La moraleja que está a la vista de todos en esta narración sobre un hombre extremadamente pobre que encuentra una perla gigante con la que planea eliminar las miserias de su familia es la siguiente: “Poca broma con la avaricia y el vender la piel del oso antes de cazarlo, que el mundo te quita la tontería rápidamente”. Pero no creo que eso sea realmente lo que quería contar el autor. Esa enseñanza es absurdamente típica y tópica, ya en el paleolítico los padres se lo decían a los hijos cuando veían que pintaban más bisontes de los que les correspondían en las paredes de casa. Y Steinbeck no era precisamente escritor de tópicos.

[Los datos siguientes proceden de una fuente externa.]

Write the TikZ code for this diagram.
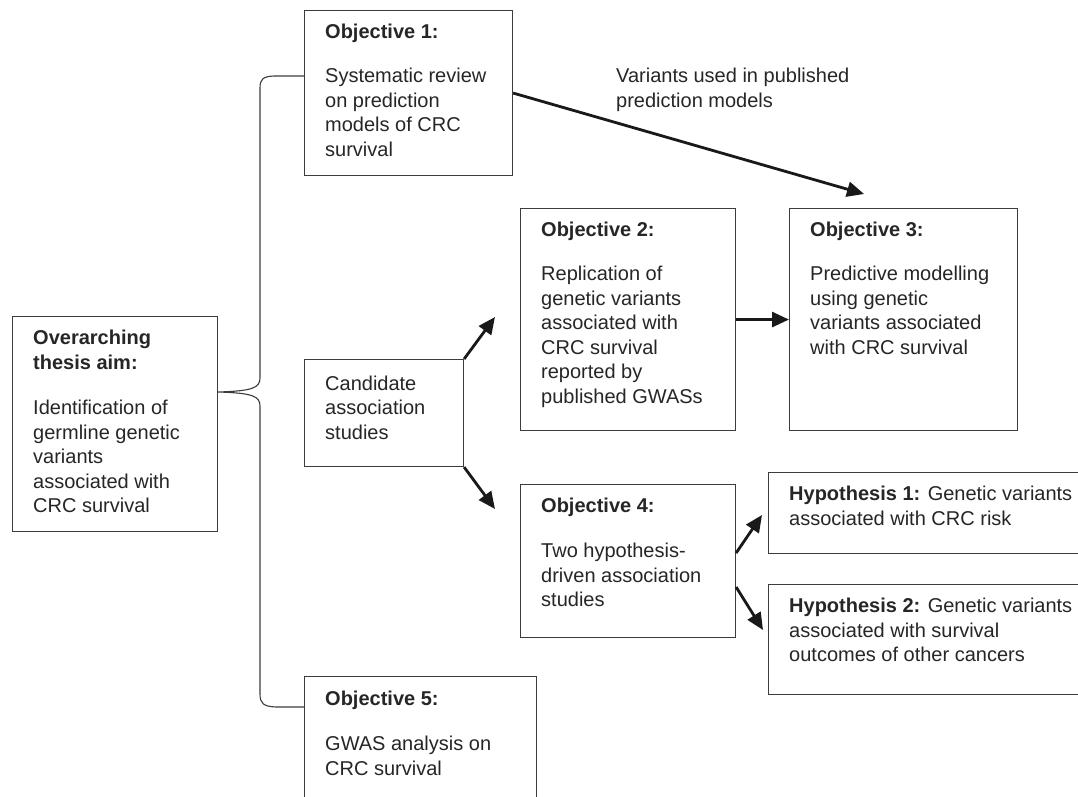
\documentclass[tikz,border=0pt]{standalone}
\usepackage{fontspec}
\setmainfont{Liberation Sans}
\usetikzlibrary{arrows.meta,calc}
\definecolor{txtc}{HTML}{262626}
\definecolor{linec}{HTML}{3C3C3C}
\begin{document}
\begin{tikzpicture}[x=1pt,y=-1pt,
  box/.style={draw=linec, line width=1.1pt, rectangle, anchor=north west, inner sep=0pt},
  txt/.style={anchor=north west, inner sep=0pt, align=left, text=txtc, font=\fontsize{20}{24.5}\selectfont},
  arr/.style={line width=2.8pt, -{Triangle[length=17pt,width=15pt]}, draw=black!90, fill=black!90},
  bracel/.style={draw=linec, line width=1.1pt}
]
\clip (0,0) rectangle (1078,797);
\fill[white] (0,0) rectangle (1078,797);

% boxes
\node[box, minimum width=205pt, minimum height=215pt] (aim) at (12,316) {};
\node[box, minimum width=208pt, minimum height=165pt] (o1) at (304,10) {};
\node[box, minimum width=159pt, minimum height=107pt] (cand) at (304,359) {};
\node[box, minimum width=215pt, minimum height=222pt] (o2) at (520,208) {};
\node[box, minimum width=228pt, minimum height=222pt] (o3) at (789,208) {};
\node[box, minimum width=215pt, minimum height=153pt] (o4) at (520,484) {};
\node[box, minimum width=320pt, minimum height=81pt] (h1) at (768,472) {};
\node[box, minimum width=320pt, minimum height=110pt] (h2) at (768,584) {};
\node[box, minimum width=232pt, minimum height=140pt] (o5) at (304,676) {};

% texts
\node[txt] (aimt) at ($(aim.north west)+(21,14)$) {\textbf{Overarching}\\\textbf{thesis aim:}\\[21pt]Identification of\\germline genetic\\variants\\associated with\\CRC survival};
\node[txt] (o1t) at ($(o1.north west)+(21,14)$) {\textbf{Objective 1:}\\[19.5pt]Systematic review\\on prediction\\models of CRC\\survival};
\node[txt] (candt) at ($(cand.north west)+(21,16.5)$) {Candidate\\association\\studies};
\node[txt] (o2t) at ($(o2.north west)+(21,14)$) {\textbf{Objective 2:}\\[19.5pt]Replication of\\genetic variants\\associated with\\CRC survival\\reported by\\published GWASs};
\node[txt] (o3t) at ($(o3.north west)+(21,14)$) {\textbf{Objective 3:}\\[19.5pt]Predictive modelling\\using genetic\\variants associated\\with CRC survival};
\node[txt] (o4t) at ($(o4.north west)+(21,13.5)$) {\textbf{Objective 4:}\\[21pt]Two hypothesis-\\driven association\\studies};
\node[txt] (h1t) at ($(h1.north west)+(21,14)$) {\textbf{Hypothesis 1:} Genetic variants\\associated with CRC risk};
\node[txt] (h2t) at ($(h2.north west)+(21,14)$) {\textbf{Hypothesis 2:} Genetic variants\\associated with survival\\outcomes of other cancers};
\node[txt] (o5t) at ($(o5.north west)+(21,14.5)$) {\textbf{Objective 5:}\\[21pt]GWAS analysis on\\CRC survival};
\node[txt] (lab) at (616,68) {Variants used in published\\prediction models};

% brace
\coordinate (bt) at ($(o1.north west)+(0,66)$);
\coordinate (bb) at ($(o5.north west)+(0,31)$);
\coordinate (bc) at ($(aim.north east)+(0,76)$);
\draw[bracel] (bt) -- (274,76) .. controls (263,76.5) and (260,79) .. (260,88)
  -- (260,378) .. controls (260,388) and (252,391) .. (bc)
  .. controls (252,393) and (260,396) .. (260,406)
  -- (260,694) .. controls (260,703) and (263,706.5) .. (276,707) -- (bb);

% arrows
\coordinate (a13) at (864,194);
\coordinate (a2) at (495,317);
\coordinate (a4) at (495,509);
\coordinate (s1) at ($(o4.north east)+(0,69)$);
\coordinate (t1) at (762,515);
\coordinate (s2) at ($(o4.north east)+(0,103)$);
\coordinate (t2) at (763,630);
\draw[arr] (o1.east) -- (a13);
\draw[arr] (o2.east) -- (o3.west);
\draw[arr] (cand.north east) -- (a2);
\draw[arr] (cand.south east) -- (a4);
\draw[arr] (s1) -- (t1);
\draw[arr] (s2) -- (t2);
\end{tikzpicture}
\end{document}
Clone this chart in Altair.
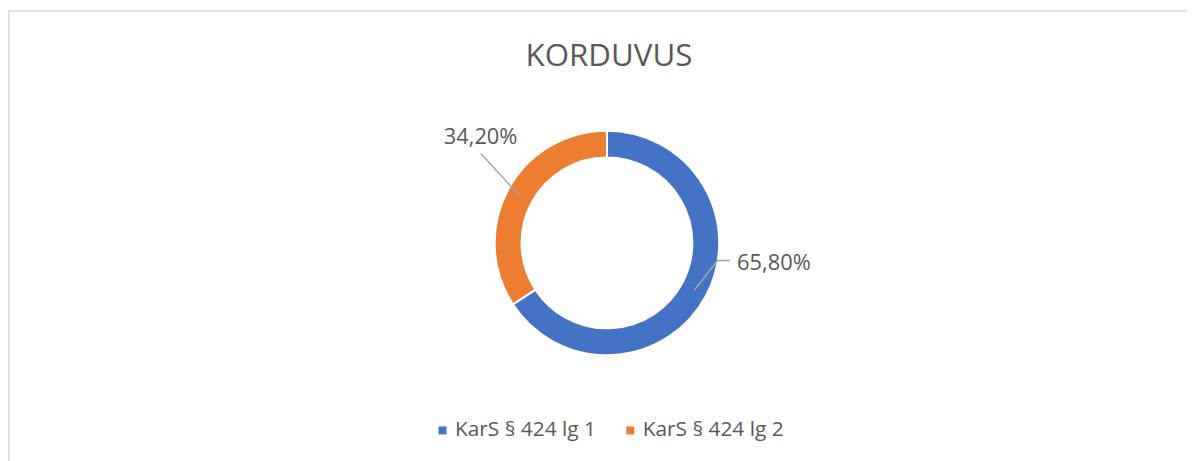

Creo que el mensaje real no tiene que ver con la avaricia de nadie, sino con la imposibilidad de escapar del destino marcado. El protagonista encuentra una perla con capacidad para hacerle rico, pero es pobre y todos los mecanismos de la sociedad se ponen en marcha de inmediato para dejarlo “donde le corresponde”. Incluso la idea de que la perla está maldita es una idea recurrente entre los familiares del protagonista como forma de convercerle para renunciar a ella y a sus riquezas. Y es que hablar de maldiciones como explicación a los males es más llevadero que afrontar la idea de que la sociedad nunca te dejará ser nada diferente a aquello que se te asignó al nacer.